Candi Kimpulan ditemukan pada 11 Desember 2009 di lokasi pembangunan perpustakaan Universitas Islam Indonesia (UII), Jalan Kaliurang Km. 14,5, Sleman, Yogyakarta. Lokasi temuan candi secara administratif terletak di Dusun Kimpulan, Desa Umbulmartani, Kecamatan Ngemplak, Sleman, Daerah Istimewa Yogyakarta.
Penemuan tersebut dilaporkan ke Balai Pelestarian Cagar Budaya Daerah Istimewa Yogyakarta, kemudian ditindaklanjuti dengan survei lapangan dan ekskavasi (penggalian) penyelamatan yang bertujuan untuk menampakkan kondisi fisik candi.
Dari hasil ekskavasi diketahui bahwa Candi Kimpulan terdiri atas satu buah candi induk berdenah bujur sangkar berukuran 6 x 6 meter, satu buah candi perwara berdenah persegi panjang berukuran 4 x 6 meter yang dibatasi dengan batas halaman I di sisi barat dan selatan berupa susunan batu gundul setebal 1,2 meter yang berjarak 11,2 meter dari lingga patok pusat. Di dalam candi induk ditemukan arca Ganesa, lingga, dan yoni, serta wadah gerabah di bawah cerat yoni. Di dalam candi perwara ditemukan arca Nandi, dua buah lapik padma yang mengapit arca Nandi, lingga, dan yoni.
Candi Kimpulan merupakan bangunan candi yang terbuka, karena tidak ditemukan dinding dan atap bangunan. Penutup atap diperkirakan menggunakan bahan yang mudah lapuk (mungkin bambu atau kayu) dengan tiang kayu di atas umpak. Asumsi ini didasarkan atas adanya temuan umpak di lantai bangunan induk. Tangga naik ke bilik candi kemungkinan menggunakan tangga kayu, karena di candi ini tidak ditemukan adanya tangga naik.
Selama proses pengupasan tanah di candi induk dan candi perwara banyak ditemukan data-data arkeologis yang berupa peripih, mangkuk perunggu, benda-benda logam seperti fragmen besi, lempengan emas dan perak, manik-manik, fragmen gerabah, mata uang emas, perak, dan lain se-bagainya. Lempengan emas dan perak bertulis, pernah dibaca oleh Epigraf dari Universitas Gadjah Mada, Tjahjono Prasodjo. Menurutnya, tulisan kemungkinan merupakan mantra, tetapi sampai sekarang belum terbaca dengan jelas, karena guratan tulisannya sangat tipis dan lempengan mudah rapuh.

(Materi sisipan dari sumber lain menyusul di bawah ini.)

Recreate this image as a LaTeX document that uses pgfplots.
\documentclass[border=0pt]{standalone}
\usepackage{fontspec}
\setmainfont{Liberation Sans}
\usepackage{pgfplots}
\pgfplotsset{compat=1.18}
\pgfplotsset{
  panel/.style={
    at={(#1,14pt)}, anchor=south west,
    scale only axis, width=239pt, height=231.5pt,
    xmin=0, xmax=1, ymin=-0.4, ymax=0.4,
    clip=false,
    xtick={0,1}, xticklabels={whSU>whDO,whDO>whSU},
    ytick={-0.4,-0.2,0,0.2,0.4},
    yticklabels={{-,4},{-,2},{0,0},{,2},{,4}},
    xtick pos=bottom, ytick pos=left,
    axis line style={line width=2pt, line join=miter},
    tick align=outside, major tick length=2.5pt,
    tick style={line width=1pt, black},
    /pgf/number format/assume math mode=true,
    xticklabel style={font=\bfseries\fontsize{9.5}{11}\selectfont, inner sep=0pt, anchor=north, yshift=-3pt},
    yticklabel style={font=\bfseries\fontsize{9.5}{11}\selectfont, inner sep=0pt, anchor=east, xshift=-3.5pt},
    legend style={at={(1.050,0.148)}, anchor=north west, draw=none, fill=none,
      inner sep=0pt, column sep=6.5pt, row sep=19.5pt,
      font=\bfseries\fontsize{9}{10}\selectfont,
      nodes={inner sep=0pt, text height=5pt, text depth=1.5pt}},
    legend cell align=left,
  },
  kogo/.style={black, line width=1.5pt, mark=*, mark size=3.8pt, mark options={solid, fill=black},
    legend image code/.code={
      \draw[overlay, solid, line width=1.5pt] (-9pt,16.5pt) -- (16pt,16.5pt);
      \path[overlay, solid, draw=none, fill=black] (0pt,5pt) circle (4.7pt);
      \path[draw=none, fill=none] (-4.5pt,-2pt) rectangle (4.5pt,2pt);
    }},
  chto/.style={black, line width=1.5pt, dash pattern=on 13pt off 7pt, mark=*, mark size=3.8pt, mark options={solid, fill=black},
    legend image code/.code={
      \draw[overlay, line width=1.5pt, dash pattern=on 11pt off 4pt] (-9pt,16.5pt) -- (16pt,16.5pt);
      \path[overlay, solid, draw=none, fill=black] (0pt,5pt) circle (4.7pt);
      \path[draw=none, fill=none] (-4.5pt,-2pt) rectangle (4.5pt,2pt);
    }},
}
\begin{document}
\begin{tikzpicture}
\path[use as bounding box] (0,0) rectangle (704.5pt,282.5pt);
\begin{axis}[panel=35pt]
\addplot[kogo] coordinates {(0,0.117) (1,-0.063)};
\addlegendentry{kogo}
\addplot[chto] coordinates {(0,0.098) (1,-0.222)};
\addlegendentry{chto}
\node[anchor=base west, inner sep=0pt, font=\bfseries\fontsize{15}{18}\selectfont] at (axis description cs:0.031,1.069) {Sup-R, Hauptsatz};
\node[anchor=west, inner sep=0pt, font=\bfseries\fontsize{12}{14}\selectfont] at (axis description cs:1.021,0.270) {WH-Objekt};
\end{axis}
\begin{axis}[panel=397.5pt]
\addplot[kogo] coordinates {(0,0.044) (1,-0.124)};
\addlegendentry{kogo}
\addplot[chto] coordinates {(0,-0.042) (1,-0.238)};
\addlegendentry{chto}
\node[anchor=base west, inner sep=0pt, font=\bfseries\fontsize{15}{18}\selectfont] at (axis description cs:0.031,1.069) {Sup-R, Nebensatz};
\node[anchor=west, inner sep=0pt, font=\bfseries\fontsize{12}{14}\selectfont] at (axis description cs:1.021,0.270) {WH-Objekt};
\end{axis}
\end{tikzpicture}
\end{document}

Hipotesis dari Tim Geologi Universitas Gadjah Mada menyatakan bahwa Candi Kimpulan terkubur oleh material-material dari endapan Merapi yang terbawa arus sungai-sungai yang berada di sekitar candi.
Kondisi bangunan yang ditemukan masih utuh, menurut Tim geologi disebabkan oleh dua hal yaitu:
- Arus yang membawa bahan sedimen tidak terlalu deras, sehingga boulder yang terbawa tidak menghantam bangunan dengan keras. Indikasi arus ini terlihat dari layer lapisan tanah (stratigrafi) yang relatif datar.
- Arus yang membawa bahan sedimen tidak menghantam tegak lurus dengan dinding bangunan, tetapi menghantam bagian sudut bangunan sehingga arus dapat terbelah ke kanan dan kiri dinding bangunan.
Fungsi bangunan candi ini belum diketahui, namun latar belakang keagamaannya adalah agama Hindu dengan unsur-unsur aspek simbol dewa yang disederhanakan dalam satu ruang. Temuan lingga-yoni, arca Ganesa, dan arca Nandi membuktikan hal ini.
Penyebutan situs dengan nama Candi Kimpulan disesuaikan dengan letak administratif situs yang berada di Dusun Kimpulan. Penyebutan berdasarkan keletakan administratif situs sudah lazim dalam disiplin arkeologi, sebab ada tiga cara penamaan situs atau bangunan cagar budaya. Pertama karena memang sudah disebut dalam prasasti (Contoh kasus ini adalah penyebutan Candi Kalasan). Kedua karena penyebutan oleh masyarakat (Contoh kasus ini adalah penyebutan Candi Barong). Ketiga berdasar letak administrasi wilayahnya (Contoh kasus ini adalah penyebutan Candi Sambisari, Candi Kedulan, dan Candi Gebang). Pada 2010, Balai Pelestarian Cagar Budaya Daerah Istimewa Yogyakarta telah melaksanakan kegiatan studi teknis dan pemugaran di Candi Kimpulan.